People who do relaxo-therapy, and people who do rapid, effective hypnosis.
Professionalism, and utter tackiness.
It’s a minefield. It’s a shame, because there is a lot of good potential at the core of hypnotherapy, but for the most part it is wasted by poor training, people wanting a career change or to make a fast buck, massive egos, and naff, naff marketing. If you think this doesn’t apply to you, then you’re missing the point – it applies to the market, affecting and influencing all of your potential customers.
Hypnocrisy is about:
Hypnocrisy is written in a very candid, down-to-earth way – addressing the subtleties that most other books gloss over, answering the “what if” moments that other books miss. Its written from years of experience of handling a varied range of clients, situations and professional decisions. It challenges the reader, stimulates new thought, and will provide enough reframes for you and your practice to get you out of those ruts you may feel from time to time.
I’m aware that most hypnotherapists won’t the purchase the labours of my experiences and efforts – because they are notoriously tight-fisted. Ironically, those mind-sets won’t benefit from the section of the book that addresses it.

In the late 1800′s, a German maths teacher believed he had taught a horse, called Clever Hans, to do maths. The horse would spell out answers by tapping his foot. You have to remember that in the 19th century, before the convenience of pocket calculators, it seemed immensely appealing to consult a horse in your desk drawer if your receipt from Tesco didn’t seem to add up.
Clever Hans would lift his hoof the right number of times in response to seeing written numbers, up to 10. The teacher, called Herr Wilhelm von Osten, would write a 7 on a chalk board, the horse would say “oh yes, easy one this” and tap his hoof seven times, much to his masters delight. Then, he would count the answers to simple sums. He was believed to have the maths ability of a 14 year old (probably the equivalent of about 27 in today’s intellectual climate). Eventually, Wilhelm shared the mathematical delights of his horse, creating a buzz all over Germany.
By now, Clever Hans could do all sorts of numerical wizardry. Wilhelm would say “if the first of the month is Wednesday, what date is the following Monday?” and Hans would respond with five lifts of his hoof. He even made the front page of the New York Times.
Germany’s board of education decided to investigate the matter, with the help of two zoologists, a psychologist, a horse trainer, several school teachers, and a circus manager. Wilhelm was fine with this – he welcomed it in fact, because he knew there was no fraud and being a rational man of science was delighted to be tested.
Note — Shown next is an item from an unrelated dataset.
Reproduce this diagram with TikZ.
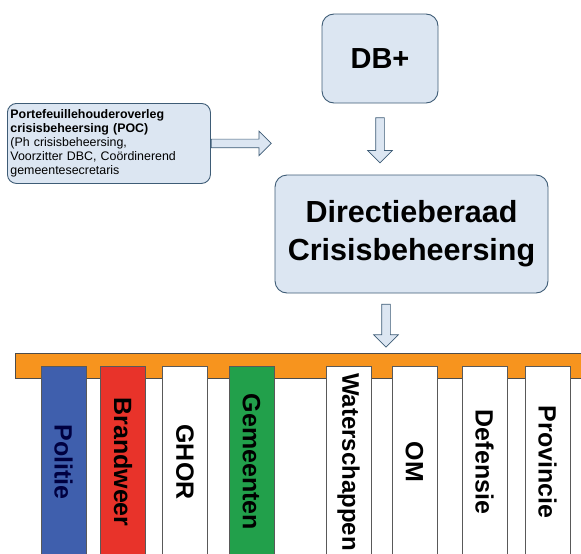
\documentclass[tikz,border=0pt]{standalone}
\usepackage{fontspec}
\setmainfont{Liberation Sans}
\usepackage{xcolor}
\usetikzlibrary{positioning, shapes.arrows}

\definecolor{boxfill}{HTML}{DCE6F2}
\definecolor{boxline}{HTML}{3E5C76}
\definecolor{barorange}{HTML}{F7941E}
\definecolor{colblue}{HTML}{3F5FAD}
\definecolor{colred}{HTML}{E8332A}
\definecolor{colgreen}{HTML}{22A04B}

\begin{document}
\begin{tikzpicture}[
    x=1pt, y=-1pt,
    box/.style={rectangle, draw=boxline, fill=boxfill, line width=0.9pt, rounded corners=12pt, align=center},
    bigarr/.style={single arrow, draw=boxline, fill=boxfill, line width=0.7pt, inner sep=4pt, single arrow head extend=8pt, single arrow tip angle=90},
    col/.style={rectangle, draw=black!65, fill=#1, line width=0.6pt, rotate=-90, minimum width=192pt, minimum height=45pt, inner sep=0pt, font=\bfseries\fontsize{25}{25}\selectfont},
    col/.default=white,
]
    \useasboundingbox (0,0) rectangle (581,554);

    \node[box, minimum width=116pt, minimum height=89pt, font=\bfseries\fontsize{29}{29}\selectfont] (db) at (380,58.5) {DB+};
    \node[bigarr, shape border rotate=270, minimum height=45pt, below=14pt of db] (arr1) {};
    \node[box, minimum width=273pt, minimum height=118pt, font=\bfseries\fontsize{30.5}{38}\selectfont] (dbc) at (411.5,234) {Directieberaad\\Crisisbeheersing};

    % POC on the left
    \node[box, anchor=north west, rounded corners=9pt, align=left, text width=197pt, minimum height=80pt, inner sep=3pt, font=\fontsize{12.4}{14}\selectfont] (poc) at (7,103) {\textbf{Portefeuillehouderoverleg}\\\textbf{crisisbeheersing (POC)}\\(Ph crisisbeheersing,\\Voorzitter DBC, Coördinerend\\gemeentesecretaris};
    \node[bigarr, minimum height=60pt, right=0pt of poc] (arr3) {};

    \node[bigarr, shape border rotate=270, minimum height=43pt] (arr2) at (386,323.5) {};

    % bar with the partners
    \node[rectangle, draw=black!70, fill=barorange, line width=0.8pt, anchor=north west, minimum width=580pt, minimum height=25pt] (bar) at (15,353) {};

    \node[col=colblue, text=blue!25!black] (politie) at (63.5,462) {Politie};
    \node[col=colred] (brandweer) at (123,462) {Brandweer};
    \node[col] (ghor) at (185,462) {GHOR};
    \node[col=colgreen] (gemeenten) at (251.5,462) {Gemeenten};
    \node[col, font=\bfseries\fontsize{24}{24}\selectfont] (waterschappen) at (348.5,462) {Waterschappen};
    \node[col] (om) at (414.5,462) {OM};
    \node[col] (defensie) at (484.5,462) {Defensie};
    \node[col] (provincie) at (547.5,462) {Provincie};
\end{tikzpicture}
\end{document}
They investigated, and all agreed that the horse was indeed bloody clever.
So, all is well! Well done Wilhelm and Hans! You may as well write a book teaching people how to teach their horses to do maths, and maybe even a few equine-math training courses.
Except those people wouldn’t learn to teach their horses maths, because Hans didn’t really have the first bloody clue how to add two and two together.
So what was really going on? Oskar Pfungst, a psychologist (a human one, not another of Wilhelm’s projects), had the intelligence to investigate Hans in a controlled way. He found that the variable that influenced Hans accuracy was the presence of Wilhelm.
Wilhelm was unconsciously giving the answer to Hans, by a subtle body language cue expressed when Hans had tapped the right amount of times. A kind of subtle shift, signifying “yes Hans! That’s right! You clever bastard you!” that Hans picked up on, and then stopped. He had been conditioned to spot this signal, because Wilhelm had rewarded him for right answers in his training. Hans had no idea he was doing this, that he was unconsciously leaking an enthused anticipation that Hans was responding to. He believed his horse could do maths.
So. What does this have to do with hypnotherapy?
To me, Wilhelm represents the modern therapy industry. The idea that it’s believed one thing is going on, when in fact something else is going on. The idea that the practitioner wholeheartedly believes that what he thinks is going on, is true. The tendency to believe such a thing without bothering to actually test it. The ignorance to the subtle dynamics of expectations, conditioning, non-verbal communication and suggestibility.
He is like the EFT practitioners, thinking that their clients are responding to blocked emotions in the energy centres of the body (or whatever the hell it is) without realizing that they are actually responding to suggestive stimuli, unconscious demands and expectations (e.g. the practitioners’ suggestive “Now, how does it feel?” with a big smile).
At least Wilhelm had the decency to have himself investigated in a controlled way.